Metro line in Suzhou, Jiangsu, China

Line 10 of the Suzhou Metro (苏州轨道交通10号线) is an under construction north–south regional rapid transit line in Suzhou, Jiangsu, China. The Northern section of Line 10 is 90.34 km in length with 21 stations, including 13 elevated stations and 8 underground stations. The line was formerly known as Suzhou Rail Transit Line S5.

Later sections of the line under planning will continue south through the city center of Suzhou to Wujiang District, Suzhou creating a north-south express regional rapid transit line.

The line is designed for trains to operate up to 160 km/h and have passing loop for Direct Express and Express services to operate.

As of 2026, the line had been discontinued.

==Stations==
The line has a total of 21 stations spanning across Suzhou, Changshu & Zhangjiagang cities in Jiangsu.

The following are the 3 types of services provided along the line:
- L - Local services
- R - Rapid express services
- D - Direct express services

L: R; D; Station name; Connections; Structure; Location
English: Chinese
●: ●; ●; Jingang; 金港; Elevated; Zhangjiagang
●: |; |; Houcheng; 后塍
●: ●; |; Guotaizhonglu; 国泰中路; Underground
●: ●; ●; Yangshe; 杨舍
●: ●; ●; Huachanglu; 华昌路
●: ●; |; Jiangchenglu; 蒋乘路
●: |; |; Luyuan; 鹿苑; Elevated
●: ●; |; Zhangjiagang Railway Station; 张家港站; Underground
●: |; |; Haiyu; 海虞; Elevated; Changshu
●: ●; |; Changshu Railway Station; 常熟站; SS CAU; Underground
●: ●; ●; Changjianglu; 长江路; Elevated
●: ●; |; Exhibition Center; 会展中心
●: ●; ●; Huaxi; 花溪; 20
●: ●; ●; Zhaoshangbeilu; 招商北路; Underground
●: ●; |; Kunchenghu West; 昆承湖西; Elevated
●: |; |; Xinzhuang; 辛庄
●: ●; |; Gaotiebeicheng; 高铁北城
●: ●; ●; Zhengzhuhulu; 珍珠湖路; Xiangcheng District, Suzhou
●: ●; |; Taidonglu; 太东路
●: ●; ●; International Exhibition Center; 国际会展中心
●: ●; ●; Suzhoubei Railway Station; 高铁苏州北站; 2 7 JH OHH; Underground

==History==
Construction of the Northern section, known as the Suyuzhang section, started on January 2, 2023. It is expected to open in 2028. The length of this section is 90.34 kilometers.

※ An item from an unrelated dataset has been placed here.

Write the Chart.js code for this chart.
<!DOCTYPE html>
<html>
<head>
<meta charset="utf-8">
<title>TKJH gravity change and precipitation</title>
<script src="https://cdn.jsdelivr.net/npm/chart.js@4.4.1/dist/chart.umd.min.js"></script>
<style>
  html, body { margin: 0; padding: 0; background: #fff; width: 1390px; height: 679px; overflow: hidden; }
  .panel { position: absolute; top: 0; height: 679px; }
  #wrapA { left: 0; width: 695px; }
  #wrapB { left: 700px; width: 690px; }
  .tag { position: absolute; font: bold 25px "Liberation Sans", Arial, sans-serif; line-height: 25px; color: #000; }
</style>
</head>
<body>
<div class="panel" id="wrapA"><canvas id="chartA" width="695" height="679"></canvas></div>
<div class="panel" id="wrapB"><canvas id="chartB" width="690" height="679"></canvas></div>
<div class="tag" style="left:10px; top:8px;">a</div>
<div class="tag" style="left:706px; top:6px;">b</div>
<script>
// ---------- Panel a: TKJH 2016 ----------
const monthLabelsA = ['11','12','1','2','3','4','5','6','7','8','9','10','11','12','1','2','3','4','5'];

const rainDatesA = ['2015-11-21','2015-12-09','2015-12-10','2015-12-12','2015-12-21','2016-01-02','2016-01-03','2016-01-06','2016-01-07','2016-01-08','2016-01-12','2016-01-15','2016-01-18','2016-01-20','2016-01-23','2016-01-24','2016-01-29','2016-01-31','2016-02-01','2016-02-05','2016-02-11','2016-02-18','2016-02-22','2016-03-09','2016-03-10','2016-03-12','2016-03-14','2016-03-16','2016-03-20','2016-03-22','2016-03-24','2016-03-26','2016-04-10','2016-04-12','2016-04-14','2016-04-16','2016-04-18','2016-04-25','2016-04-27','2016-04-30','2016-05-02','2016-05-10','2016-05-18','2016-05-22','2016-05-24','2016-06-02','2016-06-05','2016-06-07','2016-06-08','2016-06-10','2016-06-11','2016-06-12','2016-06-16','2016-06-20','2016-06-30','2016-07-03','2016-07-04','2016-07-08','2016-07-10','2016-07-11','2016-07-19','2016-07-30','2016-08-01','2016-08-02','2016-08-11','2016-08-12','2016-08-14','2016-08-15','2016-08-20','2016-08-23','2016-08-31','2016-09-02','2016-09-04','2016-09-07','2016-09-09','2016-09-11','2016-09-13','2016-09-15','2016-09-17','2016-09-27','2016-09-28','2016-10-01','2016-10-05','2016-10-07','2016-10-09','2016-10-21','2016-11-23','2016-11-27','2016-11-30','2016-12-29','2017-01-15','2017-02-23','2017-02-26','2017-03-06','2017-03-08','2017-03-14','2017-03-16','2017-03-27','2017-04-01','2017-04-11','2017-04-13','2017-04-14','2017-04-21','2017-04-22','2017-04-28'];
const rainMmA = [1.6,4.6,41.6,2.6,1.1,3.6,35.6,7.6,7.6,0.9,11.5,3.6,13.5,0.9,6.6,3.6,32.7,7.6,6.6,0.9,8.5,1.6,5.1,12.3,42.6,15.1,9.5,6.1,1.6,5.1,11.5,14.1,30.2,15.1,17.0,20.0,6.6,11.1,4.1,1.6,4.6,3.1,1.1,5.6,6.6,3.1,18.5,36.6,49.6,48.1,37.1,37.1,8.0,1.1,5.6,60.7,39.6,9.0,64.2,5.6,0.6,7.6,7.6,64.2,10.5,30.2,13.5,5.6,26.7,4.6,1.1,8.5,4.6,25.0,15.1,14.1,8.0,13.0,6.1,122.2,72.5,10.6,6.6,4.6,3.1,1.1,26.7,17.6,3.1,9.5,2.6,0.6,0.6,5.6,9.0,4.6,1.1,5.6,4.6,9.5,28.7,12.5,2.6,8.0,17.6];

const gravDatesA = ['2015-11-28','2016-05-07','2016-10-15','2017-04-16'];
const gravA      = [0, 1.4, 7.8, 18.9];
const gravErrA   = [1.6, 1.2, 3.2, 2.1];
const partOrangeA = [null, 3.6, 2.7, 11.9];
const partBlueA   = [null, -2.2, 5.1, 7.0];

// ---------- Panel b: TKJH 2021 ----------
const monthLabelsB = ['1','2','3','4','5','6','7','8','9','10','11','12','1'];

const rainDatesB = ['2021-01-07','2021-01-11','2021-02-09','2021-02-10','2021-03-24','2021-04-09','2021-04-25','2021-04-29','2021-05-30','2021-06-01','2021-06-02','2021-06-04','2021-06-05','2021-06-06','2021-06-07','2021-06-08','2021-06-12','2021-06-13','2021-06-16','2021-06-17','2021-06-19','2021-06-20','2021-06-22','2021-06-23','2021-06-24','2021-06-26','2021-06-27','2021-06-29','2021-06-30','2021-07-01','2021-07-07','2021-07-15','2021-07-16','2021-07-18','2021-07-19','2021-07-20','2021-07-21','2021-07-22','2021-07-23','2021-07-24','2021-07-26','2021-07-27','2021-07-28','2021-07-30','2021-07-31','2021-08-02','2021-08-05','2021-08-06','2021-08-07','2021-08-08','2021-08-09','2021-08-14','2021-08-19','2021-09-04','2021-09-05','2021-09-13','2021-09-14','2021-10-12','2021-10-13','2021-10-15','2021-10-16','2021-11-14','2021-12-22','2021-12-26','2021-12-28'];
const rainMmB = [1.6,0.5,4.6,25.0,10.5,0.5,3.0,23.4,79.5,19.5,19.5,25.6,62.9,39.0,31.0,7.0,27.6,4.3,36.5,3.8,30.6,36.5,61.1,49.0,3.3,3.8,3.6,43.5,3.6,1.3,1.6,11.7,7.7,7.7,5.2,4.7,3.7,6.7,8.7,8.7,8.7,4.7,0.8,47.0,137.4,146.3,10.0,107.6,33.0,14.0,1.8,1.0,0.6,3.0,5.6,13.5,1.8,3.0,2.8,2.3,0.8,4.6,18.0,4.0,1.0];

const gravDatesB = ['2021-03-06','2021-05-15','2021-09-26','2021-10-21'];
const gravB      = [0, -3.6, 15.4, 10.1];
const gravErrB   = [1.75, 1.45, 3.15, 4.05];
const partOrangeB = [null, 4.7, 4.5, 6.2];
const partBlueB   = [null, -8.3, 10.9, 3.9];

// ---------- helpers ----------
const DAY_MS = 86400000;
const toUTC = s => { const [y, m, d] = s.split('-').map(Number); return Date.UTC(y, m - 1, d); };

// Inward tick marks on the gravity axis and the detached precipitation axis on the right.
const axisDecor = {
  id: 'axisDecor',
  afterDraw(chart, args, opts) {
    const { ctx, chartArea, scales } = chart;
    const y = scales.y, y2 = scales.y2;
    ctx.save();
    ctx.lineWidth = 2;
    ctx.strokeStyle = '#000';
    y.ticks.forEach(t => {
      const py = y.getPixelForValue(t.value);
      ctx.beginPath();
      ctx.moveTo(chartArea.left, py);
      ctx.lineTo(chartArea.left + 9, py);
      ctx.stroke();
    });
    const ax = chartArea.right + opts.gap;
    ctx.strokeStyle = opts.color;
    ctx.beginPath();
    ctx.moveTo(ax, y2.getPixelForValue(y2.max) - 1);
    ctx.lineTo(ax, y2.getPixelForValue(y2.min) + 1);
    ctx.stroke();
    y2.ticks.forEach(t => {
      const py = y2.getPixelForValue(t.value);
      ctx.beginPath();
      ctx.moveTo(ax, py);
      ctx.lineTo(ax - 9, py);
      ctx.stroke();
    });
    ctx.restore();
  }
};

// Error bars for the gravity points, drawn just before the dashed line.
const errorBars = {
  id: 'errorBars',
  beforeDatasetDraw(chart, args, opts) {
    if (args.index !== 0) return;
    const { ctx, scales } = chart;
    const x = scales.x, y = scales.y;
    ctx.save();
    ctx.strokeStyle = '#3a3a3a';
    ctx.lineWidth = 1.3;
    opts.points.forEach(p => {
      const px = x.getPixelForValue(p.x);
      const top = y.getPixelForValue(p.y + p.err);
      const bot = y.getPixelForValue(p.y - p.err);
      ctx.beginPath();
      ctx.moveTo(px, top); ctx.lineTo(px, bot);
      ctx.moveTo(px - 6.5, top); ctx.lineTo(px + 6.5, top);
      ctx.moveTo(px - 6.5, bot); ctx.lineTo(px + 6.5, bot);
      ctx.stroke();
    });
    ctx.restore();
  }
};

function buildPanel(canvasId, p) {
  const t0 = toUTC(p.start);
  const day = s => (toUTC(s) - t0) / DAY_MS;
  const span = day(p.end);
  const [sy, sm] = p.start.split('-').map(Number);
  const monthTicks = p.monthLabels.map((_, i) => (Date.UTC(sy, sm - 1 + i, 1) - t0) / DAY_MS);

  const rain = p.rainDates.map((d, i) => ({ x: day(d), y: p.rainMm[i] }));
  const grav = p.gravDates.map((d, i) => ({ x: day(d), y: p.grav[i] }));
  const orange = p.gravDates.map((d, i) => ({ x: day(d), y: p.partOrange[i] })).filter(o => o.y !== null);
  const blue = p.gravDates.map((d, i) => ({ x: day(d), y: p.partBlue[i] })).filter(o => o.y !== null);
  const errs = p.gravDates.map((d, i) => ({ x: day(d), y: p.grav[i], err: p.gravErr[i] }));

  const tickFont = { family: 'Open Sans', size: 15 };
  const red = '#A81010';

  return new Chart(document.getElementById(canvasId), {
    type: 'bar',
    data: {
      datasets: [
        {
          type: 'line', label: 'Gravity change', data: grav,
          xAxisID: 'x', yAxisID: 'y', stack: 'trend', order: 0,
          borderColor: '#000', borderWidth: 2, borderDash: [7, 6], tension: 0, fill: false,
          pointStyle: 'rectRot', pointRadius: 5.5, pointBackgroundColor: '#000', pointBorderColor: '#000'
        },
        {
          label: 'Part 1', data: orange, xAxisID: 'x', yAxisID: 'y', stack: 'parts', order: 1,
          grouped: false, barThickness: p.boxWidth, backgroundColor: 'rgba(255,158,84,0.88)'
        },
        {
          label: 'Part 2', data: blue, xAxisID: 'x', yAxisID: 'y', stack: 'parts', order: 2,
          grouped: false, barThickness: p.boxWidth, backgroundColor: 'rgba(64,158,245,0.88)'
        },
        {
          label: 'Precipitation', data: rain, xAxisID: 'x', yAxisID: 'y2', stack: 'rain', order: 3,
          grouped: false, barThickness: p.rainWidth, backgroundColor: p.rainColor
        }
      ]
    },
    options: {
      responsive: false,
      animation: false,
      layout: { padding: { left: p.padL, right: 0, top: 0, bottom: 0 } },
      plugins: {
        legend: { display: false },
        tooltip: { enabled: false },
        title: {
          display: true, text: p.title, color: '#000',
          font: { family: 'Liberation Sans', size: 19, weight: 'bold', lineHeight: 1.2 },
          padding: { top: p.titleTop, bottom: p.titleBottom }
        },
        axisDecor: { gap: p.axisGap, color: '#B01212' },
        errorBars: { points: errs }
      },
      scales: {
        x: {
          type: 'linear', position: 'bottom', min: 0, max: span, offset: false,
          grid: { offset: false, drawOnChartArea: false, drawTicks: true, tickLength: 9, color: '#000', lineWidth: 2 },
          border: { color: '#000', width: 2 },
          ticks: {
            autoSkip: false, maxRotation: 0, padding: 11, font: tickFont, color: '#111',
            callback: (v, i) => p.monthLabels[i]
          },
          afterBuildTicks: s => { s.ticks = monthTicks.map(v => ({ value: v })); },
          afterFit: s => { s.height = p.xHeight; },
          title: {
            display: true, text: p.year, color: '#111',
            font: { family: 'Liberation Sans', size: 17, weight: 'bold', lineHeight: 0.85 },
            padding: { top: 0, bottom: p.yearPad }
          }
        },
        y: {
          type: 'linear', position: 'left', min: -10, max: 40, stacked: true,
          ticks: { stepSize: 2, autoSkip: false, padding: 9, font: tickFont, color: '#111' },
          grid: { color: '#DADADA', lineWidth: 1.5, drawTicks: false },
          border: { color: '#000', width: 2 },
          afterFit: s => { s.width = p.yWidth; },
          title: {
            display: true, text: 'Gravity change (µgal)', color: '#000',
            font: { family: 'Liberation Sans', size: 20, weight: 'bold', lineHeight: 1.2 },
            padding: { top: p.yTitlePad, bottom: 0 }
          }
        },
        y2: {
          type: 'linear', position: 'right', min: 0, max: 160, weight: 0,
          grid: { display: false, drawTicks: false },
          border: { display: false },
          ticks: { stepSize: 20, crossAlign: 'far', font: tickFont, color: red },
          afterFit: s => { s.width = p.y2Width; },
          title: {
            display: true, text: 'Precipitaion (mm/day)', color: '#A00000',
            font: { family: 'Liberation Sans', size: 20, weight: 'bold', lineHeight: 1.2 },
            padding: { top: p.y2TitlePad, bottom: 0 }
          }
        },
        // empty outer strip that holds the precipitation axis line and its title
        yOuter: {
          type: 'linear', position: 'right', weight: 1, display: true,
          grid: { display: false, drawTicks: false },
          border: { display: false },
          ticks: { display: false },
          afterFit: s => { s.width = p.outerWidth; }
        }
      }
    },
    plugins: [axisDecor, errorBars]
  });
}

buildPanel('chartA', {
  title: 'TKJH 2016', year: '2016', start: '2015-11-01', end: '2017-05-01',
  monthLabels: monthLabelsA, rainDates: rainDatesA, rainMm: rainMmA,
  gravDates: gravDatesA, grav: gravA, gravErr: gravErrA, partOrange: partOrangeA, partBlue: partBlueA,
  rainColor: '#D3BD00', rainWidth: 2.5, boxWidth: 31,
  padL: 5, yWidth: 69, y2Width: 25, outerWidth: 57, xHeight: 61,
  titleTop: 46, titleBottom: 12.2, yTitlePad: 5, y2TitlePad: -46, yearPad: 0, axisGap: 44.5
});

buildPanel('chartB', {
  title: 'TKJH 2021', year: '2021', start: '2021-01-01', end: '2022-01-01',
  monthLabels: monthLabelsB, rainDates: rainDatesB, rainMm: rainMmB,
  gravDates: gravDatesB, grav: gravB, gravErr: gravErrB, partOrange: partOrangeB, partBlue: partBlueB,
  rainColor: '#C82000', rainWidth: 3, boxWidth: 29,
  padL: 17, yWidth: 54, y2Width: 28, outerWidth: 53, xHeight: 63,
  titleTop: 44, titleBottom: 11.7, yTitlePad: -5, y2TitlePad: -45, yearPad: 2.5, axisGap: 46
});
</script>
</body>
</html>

It runs through Zhangjiagang North Railway Station, Zhangjiagang Coach Station, Zhangjiagang Railway Station, Tangqiao, Fenghuang, Shanghu, to urban Suzhou at Suzhou North Railway Station and connects the Suzhou city to county-level cities of Zhangjiagang and Changshu, which are under the administration of Suzhou.